The massed blocks of planting that are so effective in this setting would fill many a garden on their own. The underplanting on the other hand is much more flexible and suited to smaller gardens. Bulbs are brilliant because they’re invisible after mid-spring when the leaves die down, and then they pop up again when you want them. None will really put on a show before January but then snowdrops, crocuses, little winter-flowering irises and maybe a few winter aconites (Eranthus hyemalis) will brighten late winter days.
Bergenia (elephant’s ears) isn’t everyone’s cup of tea, but some of the best ones have bright red leaves in winter and then bright pink or white flowers from around March. Try ‘Admiral’ or ‘Claire Maxine’. Hebe can be difficult to grow in very cold or wet areas, but given a bit of shelter it might be in flower in winter, as one was in February at Anglesey Abbey. Again, if you have space for a tree and a suitable spot, try a small maple such as Acer griseum. The peeling bark glows red with the sun behind it.
RHS Hyde Hall
In Essex, the new winter garden at RHS Hyde Hall was opened in late 2018. It has some similarities to the other two, with a meandering path leading you through the beds, massed groups of cornus and different species of rubus positioned to catch the sun plus summer grasses left in their skeletal form through winter. But it has the sophisticated touches you’d expect of an RHS garden so that although it’s still in its infancy, it looks quite different to the other two.
For one thing, several huge living willow sculptures add a very modern twist – literally as the stems are tied together in groups and curved and bent into striking shapes. Straight away you want to come back in summer to see them in leaf! Large metal sculptures of leaves in varying stages of decay are placed at intervals. Curving tufts of Acorus gramineus ‘Ogon’ surround the Japanese cornelian cherry, Cornus officinalis with its display of yellow flowers on bare stems. Grasses are used more, including the poker straight Deschampsia cespitosa and fountain grass, pennisetum. Scent didn’t seem as noticeable here as in the other gardens because there are no massed plantings of sarcococca, for instance, but there is daphne, edgworthia and winter honeysuckle so it’s definitely a feature and will presumably become more of one as the garden matures. Coloured stems are mixed – different types of cornus are planted together, with a layer of white, powdery bramble covering the ground in between.

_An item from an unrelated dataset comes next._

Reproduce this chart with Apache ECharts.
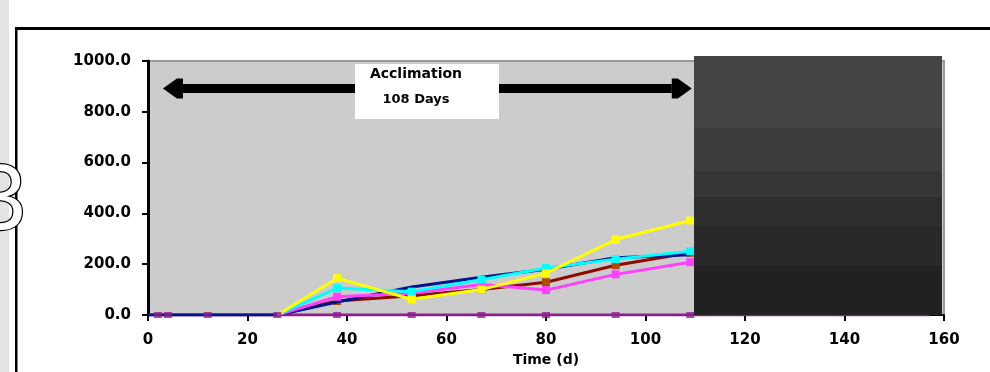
<!DOCTYPE html>
<html>
<head>
<meta charset="utf-8">
<script src="https://cdn.jsdelivr.net/npm/echarts@6/dist/echarts.min.js"></script>
<style>
  html, body { margin: 0; padding: 0; background: #ffffff; }
  #chart { width: 990px; height: 372px; }
</style>
</head>
<body>
<div id="chart"></div>
<script>
// Sampling days (d) shared by the monitored series
const days = [0, 2, 4, 12, 26, 38, 53, 67, 80, 94, 109];

// Series values (null = not yet sampled)
const navySeries    = [0, 0, 0, 0, 0, 51, 110, 149, 180, 225, 237];
const yellowSeries  = [null, null, null, null, 0, 145, 62, 100, 165, 297, 372];
const cyanSeries    = [null, null, null, null, 0, 106, 92, 139, 185, 220, 251];
const magentaSeries = [null, null, null, null, 0, 72, 86, 120, 98, 160, 208];
const redSeries     = [null, null, null, null, 0, 55, 76, 100, 129, 196, 245];

// Baseline series stays at zero through the whole run
const baselineDays   = [0, 2, 4, 12, 26, 38, 53, 67, 80, 94, 109, 157];
const baselineValues = [0, 0, 0, 0, 0, 0, 0, 0, 0, 0, 0, 0];
const baselineMarkDays = [2, 4, 12, 26, 38, 53, 67, 80, 94, 109];

// Axis ticks
const xTicks = [0, 20, 40, 60, 80, 100, 120, 140, 160];
const yTicks = [0, 200, 400, 600, 800, 1000];

// Acclimation period annotation
const acclimationSpan = [3, 109.3];
const acclimationLevel = 892;
const acclimationTitle = 'Acclimation';
const acclimationDays = '108 Days';

const chart = echarts.init(document.getElementById('chart'), null, { renderer: 'canvas' });

function pairs(values, hideZeroStart) {
  const out = [];
  days.forEach((d, i) => {
    const v = values[i];
    if (v === null) return;
    if (hideZeroStart && out.length === 0) {
      out.push({ value: [d, v], symbol: 'none' });
    } else {
      out.push([d, v]);
    }
  });
  return out;
}

function lineSeries(name, values, lineColor, markColor, z, withMarks) {
  return {
    name: name,
    type: 'line',
    data: pairs(values, true),
    symbol: withMarks ? 'rect' : 'none',
    symbolSize: 8,
    showAllSymbol: true,
    lineStyle: { color: lineColor, width: 3 },
    itemStyle: { color: markColor },
    z: z,
    animation: false,
    silent: true
  };
}

const labelFont = { fontFamily: 'DejaVu Sans', fontWeight: 'bold', color: '#000' };

const option = {
  backgroundColor: '#ffffff',
  animation: false,
  grid: {
    left: 148, right: 46, top: 61, bottom: 56,
    show: true,
    backgroundColor: '#cccccc',
    borderColor: '#999999',
    borderWidth: 2
  },
  xAxis: {
    type: 'value',
    min: xTicks[0],
    max: xTicks[xTicks.length - 1],
    interval: xTicks[1] - xTicks[0],
    name: 'Time (d)',
    nameLocation: 'middle',
    nameGap: 38,
    nameTextStyle: Object.assign({ fontSize: 14 }, labelFont),
    axisLine: { show: true, lineStyle: { color: '#000', width: 2 } },
    axisTick: { show: true, inside: false, length: 6, lineStyle: { color: '#000', width: 2 } },
    axisLabel: Object.assign({ fontSize: 15, margin: 18 }, labelFont),
    splitLine: { show: false }
  },
  yAxis: {
    type: 'value',
    min: yTicks[0],
    max: yTicks[yTicks.length - 1],
    interval: yTicks[1] - yTicks[0],
    axisLine: { show: true, lineStyle: { color: '#000', width: 3 } },
    axisTick: { show: true, inside: false, length: 6, lineStyle: { color: '#000', width: 2 } },
    axisLabel: Object.assign({ fontSize: 15, margin: 17, formatter: v => v.toFixed(1) }, labelFont),
    splitLine: { show: false }
  },
  series: [
    {
      name: 'baseline',
      type: 'line',
      data: baselineDays.map((d, i) => [d, baselineValues[i]]),
      symbol: 'none',
      lineStyle: { color: '#8e1e8e', width: 3 },
      z: 1, animation: false, silent: true
    },
    lineSeries('red', redSeries, '#8c0a00', '#b04c00', 2, true),
    {
      name: 'navy',
      type: 'line',
      data: days.map((d, i) => [d, navySeries[i]]),
      symbol: 'none',
      lineStyle: { color: '#00148c', width: 3 },
      z: 3, animation: false, silent: true
    },
    lineSeries('magenta', magentaSeries, '#ff40ff', '#ff40ff', 4, true),
    lineSeries('cyan', cyanSeries, '#00ffff', '#00ffff', 5, true),
    lineSeries('yellow', yellowSeries, '#ffff00', '#ffff00', 6, true),
    {
      name: 'baseline marks',
      type: 'scatter',
      data: baselineMarkDays.map(d => [d, baselineValues[baselineDays.indexOf(d)]]),
      symbol: 'rect',
      symbolSize: [8, 6],
      itemStyle: { color: '#8e1e8e' },
      z: 7, animation: false, silent: true
    }
  ]
};

chart.setOption(option);

// Decorations: page frame, panel number, legend block and the acclimation arrow
const left = chart.convertToPixel({ xAxisIndex: 0 }, acclimationSpan[0]);
const right = chart.convertToPixel({ xAxisIndex: 0 }, acclimationSpan[1]);
const yMid = chart.convertToPixel({ yAxisIndex: 0 }, acclimationLevel);
const half = 4.5, headH = 10, headLen = 14, headBar = 6;

chart.setOption({
  graphic: [
    { type: 'rect', z: 0, shape: { x: 0, y: 0, width: 9, height: 372 }, style: { fill: '#e3e3e3' } },
    { type: 'rect', z: 1, shape: { x: 15, y: 27, width: 980, height: 3 }, style: { fill: '#000' } },
    { type: 'rect', z: 1, shape: { x: 15, y: 27, width: 2.5, height: 350 }, style: { fill: '#000' } },
    {
      type: 'text', z: 2,
      style: {
        text: '3', x: 26, y: 204,
        align: 'right', verticalAlign: 'middle',
        font: '92px "Liberation Sans"',
        fill: '#ffffff', stroke: '#000000', lineWidth: 2.5,
        textShadowColor: '#000', textShadowOffsetX: 3, textShadowOffsetY: 3, textShadowBlur: 0
      }
    },
    {
      type: 'rect', z: 50,
      shape: { x: 694, y: 56, width: 248, height: 259 },
      style: {
        fill: new echarts.graphic.LinearGradient(0, 0, 0, 1, [
          { offset: 0, color: '#444444' }, { offset: 0.278, color: '#444444' },
          { offset: 0.278, color: '#3d3d3d' }, { offset: 0.444, color: '#3d3d3d' },
          { offset: 0.444, color: '#363636' }, { offset: 0.544, color: '#363636' },
          { offset: 0.544, color: '#2e2e2e' }, { offset: 0.656, color: '#2e2e2e' },
          { offset: 0.656, color: '#292929' }, { offset: 0.811, color: '#292929' },
          { offset: 0.811, color: '#212121' }, { offset: 1, color: '#212121' }
        ])
      }
    },
    {
      type: 'rect', z: 40,
      shape: { x: left + headLen + headBar, y: yMid - half, width: (right - left) - 2 * (headLen + headBar), height: half * 2 },
      style: { fill: '#000' }
    },
    {
      type: 'polygon', z: 40,
      shape: { points: [[left, yMid], [left + headLen, yMid - headH], [left + headLen + headBar, yMid - headH], [left + headLen + headBar, yMid + headH], [left + headLen, yMid + headH]] },
      style: { fill: '#000' }
    },
    {
      type: 'polygon', z: 40,
      shape: { points: [[right, yMid], [right - headLen, yMid - headH], [right - headLen - headBar, yMid - headH], [right - headLen - headBar, yMid + headH], [right - headLen, yMid + headH]] },
      style: { fill: '#000' }
    },
    { type: 'rect', z: 41, shape: { x: 355, y: 64, width: 144, height: 55 }, style: { fill: '#ffffff' } },
    {
      type: 'text', z: 42,
      style: { text: acclimationTitle, x: 416, y: 74, align: 'center', verticalAlign: 'middle', font: 'bold 14px "DejaVu Sans"', fill: '#000' }
    },
    {
      type: 'text', z: 42,
      style: { text: acclimationDays, x: 416, y: 100, align: 'center', verticalAlign: 'middle', font: 'bold 13px "DejaVu Sans"', fill: '#000' }
    }
  ]
});
</script>
</body>
</html>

Living willow Cornus mas ‘Aurea’ Viburnum tinus ‘Little Bognor’ Mixed cornus and rubus
What could you use at home?
This is tricky as the really memorable elements like the twisting living-willow sculpture and the large bed of mixed cornus and rubus stems would certainly be hard to accommodate alongside the washing line in your average back garden. Also, I can somehow never imagine planting brambles, no matter how fetching their white stems are in winter. But the variety in the range of plants is a lesson in itself. You don’t have to stick to the tried and tested. Why not grow something completely different? Rhododendron dauricum ‘Mid Winter’ caught my eye. It has small (for a rhododendron) purple flowers that open in late winter. Also Stachyurus ‘Rubriflorus’, with it’s catkin-like strings of flowers (pendent racemes to be technical). There are lots of great grasses to try, too. Deschampsia cespitosa is a beautiful grass all year round, and so narrow you could fit at least one in almost anywhere. It’s not unusual but Viburnum tinus is worth considering, too, even if you have seen it in too many car parks. Hardy and evergreen, it can be clipped and shaped to keep it from getting too big and the variety grown at Hyde Hall, ‘Little Bognor’ had lovely big clusters of flowers in February. It doesn’t seem to be available for sale in the UK, but another cultivar, ‘Lisarose’ has fantastic red buds and white flowers and is sold by Crocus (crocus.co.uk).